Over the past decade researchers have identified intervention strategies and program models that reduce juvenile delinquency and promote pro-social development. However, while we have more than ten years of solid research about evidence-based programs, only about five percent of eligible youth participate in these programs.
The result is a waste of human capital and money. First, delinquency increases the risk of drug use and dependency, school drop-out, incarceration, injury, early pregnancy, and adult criminality. Second, since most adult criminals begin their criminal careers as juveniles, preventing delinquency prevents the onset of adult criminal careers and thus reduces the financial and emotional burden of crime on victims and on society.
Put bluntly — it is penny-wise and pound-foolish not to implement evidence-based programs.

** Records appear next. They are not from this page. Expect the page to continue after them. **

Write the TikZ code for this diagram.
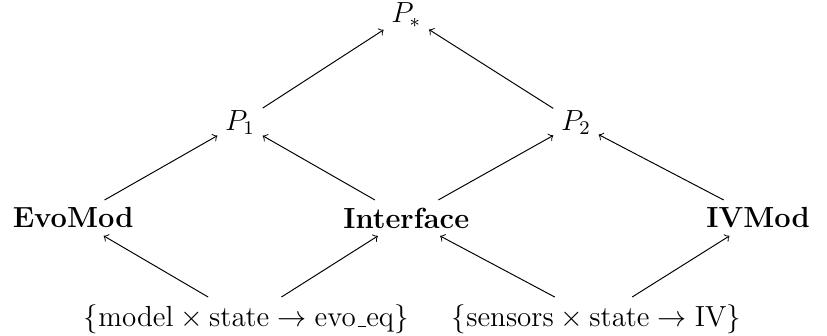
\documentclass[12pt,tikz,border=0pt]{standalone}
\usepackage{tikz}
\usetikzlibrary{arrows.meta,positioning}
\newcommand{\lowbar}{\leavevmode\kern.06em\vbox{\hrule width.3em}}

\begin{document}
\begin{tikzpicture}[>=to,
        every node/.style={inner sep=3pt},
        mod/.style={font=\bfseries}]
        \useasboundingbox (0,0) rectangle (11.99,4.86);
        \node (pstar) at (5.89,4.64) {$P_*$};
        \node (p1) at (3.48,3.08) {$P_1$};
        \node (p2) at (8.35,3.08) {$P_2$};
        \node[mod] (evo) at (1.06,1.70) {EvoMod};
        \node[mod] (iface) at (5.89,1.70) {Interface};
        \node[mod] (iv) at (10.99,1.70) {IVMod};
        \node (evoeq) at (3.57,0.23) {$\{\mathrm{model}\times\mathrm{state}\rightarrow\mbox{evo\lowbar eq}\}$};
        \node (sens) at (8.65,0.23) {$\{\mathrm{sensors}\times\mathrm{state}\rightarrow\mathrm{IV}\}$};
        % upper layers
        \draw[->] (p1) -- (pstar);
        \draw[->] (p2) -- (pstar);
        \draw[->] (evo) -- (p1);
        \draw[->] (iface) -- (p1);
        \draw[->] (iface) -- (p2);
        \draw[->] (iv) -- (p2);
        % lower layer
        \draw[->] (evoeq) -- (evo);
        \draw[->] (evoeq) -- (iface);
        \draw[->] (sens) -- (iface);
        \draw[->] (sens) -- (iv);
      \end{tikzpicture}
\end{document}
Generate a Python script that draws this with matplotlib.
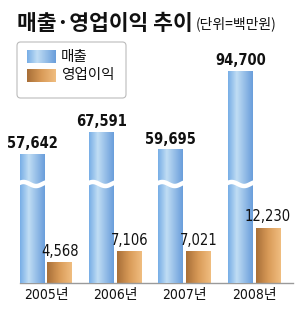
import numpy as np
import matplotlib
matplotlib.use("Agg")
import matplotlib.pyplot as plt
from matplotlib import font_manager as fm
from matplotlib.colors import LinearSegmentedColormap
from matplotlib.patches import FancyBboxPatch

years = ["2005년", "2006년", "2007년", "2008년"]
sales = [57642, 67591, 59695, 94700]
profit = [4568, 7106, 7021, 12230]
sales_labels = ["57,642", "67,591", "59,695", "94,700"]
profit_labels = ["4,568", "7,106", "7,021", "12,230"]

# look for a narrow face for the numbers
narrow, stretch = "Liberation Sans", "normal"
for f in fm.fontManager.ttflist:
    if "Narrow" in f.name or "Condensed" in f.name or "condensed" in str(f.stretch):
        narrow, stretch = f.name, f.stretch
        break
kr = "Noto Sans CJK KR"
num_fs = 10.5

blue_cm = LinearSegmentedColormap.from_list(
    "b", [(0, "#78aee6"), (0.35, "#c0ddf4"), (1, "#6a9edb")])
orange_cm = LinearSegmentedColormap.from_list(
    "o", [(0, "#a86f38"), (0.5, "#d99b58"), (1, "#f0bd80")])
grad = np.linspace(0, 1, 64).reshape(1, -1)


def gradient_bars(ax, bars, cmap):
    for b in bars:
        x0, y0 = b.get_x(), b.get_y()
        im = ax.imshow(grad, cmap=cmap, aspect="auto", zorder=2,
                       extent=[x0, x0 + b.get_width(), y0, y0 + b.get_height()])
        im.set_clip_path(b)


fig = plt.figure(figsize=(3.0, 3.13), dpi=100)
ax = fig.add_axes([20 / 300, 1 - 283 / 313, 273 / 300, 243 / 313])
ax2 = ax.twinx()

x = np.arange(len(years))
w = 0.36
off = 0.2

bars_s = ax2.bar(x - off, sales, w, color="none", linewidth=0)
bars_p = ax.bar(x + off, profit, w, color="none", linewidth=0)
gradient_bars(ax2, bars_s, blue_cm)
gradient_bars(ax, bars_p, orange_cm)

ax.set_xlim(-0.375, 3.56)
ax.set_ylim(0, 54000)
ax2.set_ylim(0, 108500)

# break marks on the blue bars
for b in bars_s:
    xx = np.linspace(b.get_x() - 0.02, b.get_x() + b.get_width() + 0.02, 40)
    yy = 44200 + 900 * np.sin((xx - b.get_x()) / b.get_width() * 2 * np.pi + 0.6)
    ax2.plot(xx, yy, color="white", lw=3.2, zorder=5, solid_capstyle="butt")

for xi, v, t in zip(x, sales, sales_labels):
    ax2.annotate(t, (xi - off, v), xytext=(0, 2), textcoords="offset points",
                 ha="center", va="bottom", fontsize=num_fs, fontweight="bold",
                 family=narrow, fontstretch=stretch, color="#111111")
# drawn on the top axes so the blue bars do not cover them
for xi, v, t in zip(x, profit, profit_labels):
    ax2.annotate(t, (xi + off, v), xycoords=ax.transData, xytext=(0, 2.5),
                 textcoords="offset points", ha="center", va="bottom",
                 fontsize=num_fs, family=narrow, fontstretch=stretch,
                 color="#111111", zorder=6)

for a in (ax, ax2):
    for s in a.spines.values():
        s.set_visible(False)
    a.set_yticks([])
    a.patch.set_visible(False)
ax.spines["bottom"].set_visible(True)
ax.spines["bottom"].set_color("#9a9a9a")
ax.spines["bottom"].set_linewidth(1)
ax.set_xticks(x)
ax.set_xticklabels(years, family=[narrow, kr], fontstretch=stretch,
                   fontsize=10, color="#111111")
ax.tick_params(axis="x", length=0, pad=3.5)

fig.text(17 / 300, 1 - 23 / 313, "매출·영업이익 추이", family=kr,
         fontsize=15.5, fontweight="bold", va="center", ha="left", color="#111111")
fig.text(196 / 300, 1 - 24 / 313, "(단위=백만원)", family=kr,
         fontsize=10, va="center", ha="left", color="#111111")

# legend box
box = FancyBboxPatch((17 / 300, 1 - 98 / 313), 109 / 300, 56 / 313,
                     boxstyle="round,pad=0,rounding_size=0.012",
                     transform=fig.transFigure, facecolor="white",
                     edgecolor="#bbbbbb", linewidth=0.8, zorder=0.5)
fig.patches.append(box)
for cm, top, label in [(blue_cm, 50, "매출"), (orange_cm, 69, "영업이익")]:
    sw = fig.add_axes([27 / 300, 1 - (top + 13) / 313, 28 / 300, 13 / 313])
    sw.set_zorder(3)
    sw.imshow(grad, cmap=cm, aspect="auto")
    sw.axis("off")
    fig.text(61 / 300, 1 - (top + 6.5) / 313, label, family=kr, fontsize=10.5,
             va="center", ha="left", color="#111111", zorder=4)

fig.savefig("out.png", dpi=100)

While it costs states billions of dollars a year to arrest, prosecute, incarcerate, and treat offenders, investing in successful delinquency-prevention programs can save taxpayers seven to ten dollars for every dollar invested, primarily in the form of reduced spending on prisons.
States don’t implement evidence-based treatment programs for a number of reasons.
First, agencies rarely invest in developing data systems that permit them to monitor which programs are working and which are not; therefore, most states’ juvenile justice systems have no idea if they are spending their money wisely.
Second, many policymakers are often unaware of research evidence on programs and policies that are not only effective in reducing juvenile delinquency but also cost-effective.
Third, often what works is at odds with “get tough on crime” public sentiment, and some policy makers are unwilling to choose evidence over politics.
Researchers have identified a dozen "proven" delinquency-prevention programs. Another twenty to thirty "promising" programs are still being tested. The most successful programs are those that prevent youth from engaging in delinquent behaviors in the first place, divert first-time offenders from further encounters with the justice system, and emphasize family interactions. A full list of programs that have been evaluated for delinquency prevention and intervention and an estimation of their cost savings and effectiveness can be found in Table 2 in an article by Peter Greenwood in our most recent volume of The Future of Children.
Reform of the juvenile justice system makes sense from all perspectives. Many states are poised to begin this work today, if for no other reason than to save taxpayer money being spent on building prisons. We need to create a system that decreases the number of youth becoming delinquent in the first place and prevents those youth who do stray from becoming adult criminals.